Plestsy Airport (Плесцы), also Pero (Перо — "feather"), is an airport in Russia located 10 km east of Plesetsk. It is a logistical base for the Plesetsk Cosmodrome launch facility.

In 2004-2005 it was modernized: radio and illumination equipment at the airfield were replaced, the power supply and communications systems were rebuilt, the runway was elongated by 600 m in 2003 and 2004 (now 2600 m long), 2 km of concrete plates were also replaced. The total cost of this work was $18.2 million.

The name comes from nearby Lake Plestsy. The closed town of Mirny is also situated in the area.
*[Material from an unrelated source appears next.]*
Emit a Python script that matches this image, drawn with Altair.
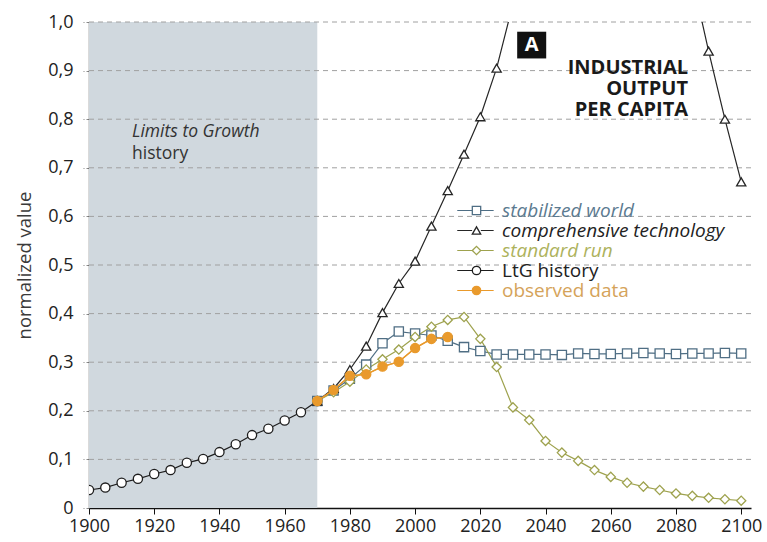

The airport is still in operation as a private airport and was never a main airport.

== History ==

In December 1958, the 156th separate mixed air squadron was formed at the Angara proving ground (now the Plesetsk cosmodrome), and in August 1966 it was reorganized into the 17th separate mixed air regiment.

Until the early 1990s, the airfield wore the code name "Feather". In some sources it is mentioned under the name “Plestsy” (after the name of a nearby lake), on the English-speaking maps it is designated as “Plestsy Airport”.

In 2004, the airfield was reconstructed: the light-signal and radio-technical equipment was replaced, strengthened and extended by 600 m runway, which allows the airfield to receive aircraft types Il-76, Tu-154 and lighter, as well as helicopters of all types. The maximum take-off weight of the aircraft is 200 tons.

Previously, An-26, An-30, An-72, An-12 airplanes and Mil Mi-8 helicopters from the structure of the former 17th separate mixed air regiment (military unit 32177) were based here. Then the 17th separate mixed air squadron (military unit 34185) was formed.

In January 2014, the 17th OSAE was liquidated along with one of the country's few technical maintenance units and redeployed to 33 OTSAP (Levashovo (air base)) in Vyborgsky district of St. Petersburg, which does not have such infrastructure. And at the airfield Plesetsk formed the aviation commandant's office, which is also part of 33 OTSAP. In August 2015, the aviation commandant's office of the Plesetsk airfield was reassigned to 7050 base of the Northern Fleet.